Everybody loves Kubernetes until it’s time to wire up access control. Someone runs a cluster in Google GKE, someone else commits from JetBrains Space, and suddenly nobody remembers who configured service accounts. The result: permissions sprawl, stalled pipelines, and too many Slack questions that start with “why can’t I deploy?”
Google GKE handles container orchestration beautifully, but it expects a clear identity story. JetBrains Space brings that identity for the team—users, roles, and projects wrapped in an all-in-one DevOps platform. When you connect the two properly, you get a clean feedback loop: authenticated developers, authorized workloads, and auditable logs that match human activity to cluster events.
The integration usually starts by linking Space with GKE through an OIDC trust. Space issues tokens tied to verified users or bots. GKE consumes those tokens to confirm who’s calling its API. Once the mapping between Space permissions and Kubernetes RBAC rules is in place, CI jobs can deploy securely without leaking long-lived credentials. Every build request is an identity-aware handshake instead of a blind credential dump.
How do I connect Google GKE and JetBrains Space?
Use JetBrains Space’s automation service accounts to request short-lived credentials from Google’s identity provider. Configure GKE to trust those OIDC tokens and assign roles through Kubernetes RBAC. The key pattern is ephemeral access—tokens expire fast, reducing risk while maintaining workflow speed.

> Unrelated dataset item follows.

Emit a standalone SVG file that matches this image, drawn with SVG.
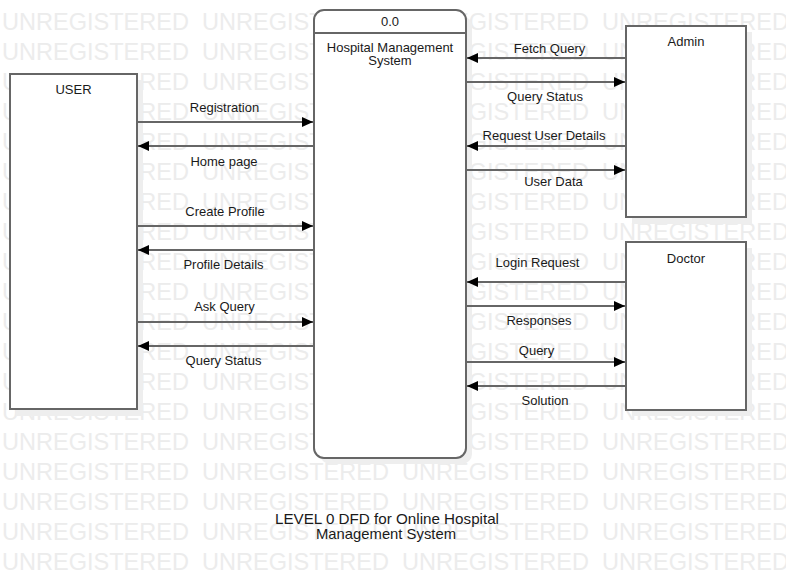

A few practical habits keep things tidy. Rotate service account tokens before they age past policy. Align Space role definitions with namespace-level permissions, not cluster-wide admin access. Verify audit trails by mirroring Space job logs into GKE’s Cloud Logging for unified compliance with SOC 2 or ISO 27001 standards. If something breaks, start with the trust configuration, not the Dockerfile; nine times out of ten it’s the claims mismatch in OIDC causing the headache.